YOUR GOAL
All of the lines below are to be printed again exactly; images are excluded from the output.

===== GIVEN DATA

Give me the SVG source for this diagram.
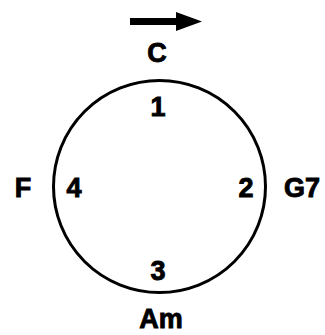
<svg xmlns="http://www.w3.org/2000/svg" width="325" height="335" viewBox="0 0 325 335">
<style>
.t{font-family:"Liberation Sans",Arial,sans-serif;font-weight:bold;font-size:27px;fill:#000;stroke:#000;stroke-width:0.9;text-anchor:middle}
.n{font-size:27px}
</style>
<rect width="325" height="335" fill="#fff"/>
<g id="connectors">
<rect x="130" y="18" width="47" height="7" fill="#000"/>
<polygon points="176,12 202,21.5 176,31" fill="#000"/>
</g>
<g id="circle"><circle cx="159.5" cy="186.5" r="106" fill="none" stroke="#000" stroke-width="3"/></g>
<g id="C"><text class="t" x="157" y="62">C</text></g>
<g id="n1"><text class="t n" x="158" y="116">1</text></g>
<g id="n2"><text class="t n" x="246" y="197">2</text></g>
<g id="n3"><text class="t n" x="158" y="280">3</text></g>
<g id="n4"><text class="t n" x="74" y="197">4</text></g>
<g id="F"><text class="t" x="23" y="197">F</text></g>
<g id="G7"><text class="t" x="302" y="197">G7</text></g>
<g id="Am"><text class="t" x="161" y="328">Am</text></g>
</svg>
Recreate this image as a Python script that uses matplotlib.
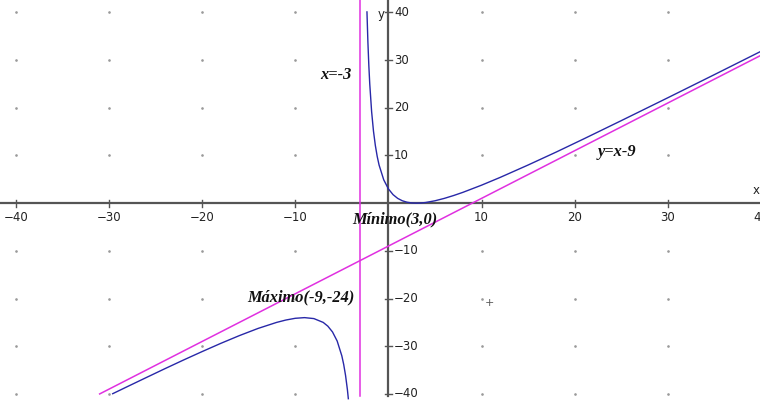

==========

RESULT OF THE TASK
Give me the SVG source for this diagram.
<svg xmlns="http://www.w3.org/2000/svg" width="325" height="335" viewBox="0 0 325 335">
<style>
.t{font-family:"Liberation Sans",Arial,sans-serif;font-weight:bold;font-size:27px;fill:#000;stroke:#000;stroke-width:0.9;text-anchor:middle}
.n{font-size:27px}
</style>
<rect width="325" height="335" fill="#fff"/>
<g id="connectors">
<rect x="130" y="18" width="47" height="7" fill="#000"/>
<polygon points="176,12 202,21.5 176,31" fill="#000"/>
</g>
<g id="circle"><circle cx="159.5" cy="186.5" r="106" fill="none" stroke="#000" stroke-width="3"/></g>
<g id="C"><text class="t" x="157" y="62">C</text></g>
<g id="n1"><text class="t n" x="158" y="116">1</text></g>
<g id="n2"><text class="t n" x="246" y="197">2</text></g>
<g id="n3"><text class="t n" x="158" y="280">3</text></g>
<g id="n4"><text class="t n" x="74" y="197">4</text></g>
<g id="F"><text class="t" x="23" y="197">F</text></g>
<g id="G7"><text class="t" x="302" y="197">G7</text></g>
<g id="Am"><text class="t" x="161" y="328">Am</text></g>
</svg>
Recreate this image as a Python script that uses matplotlib.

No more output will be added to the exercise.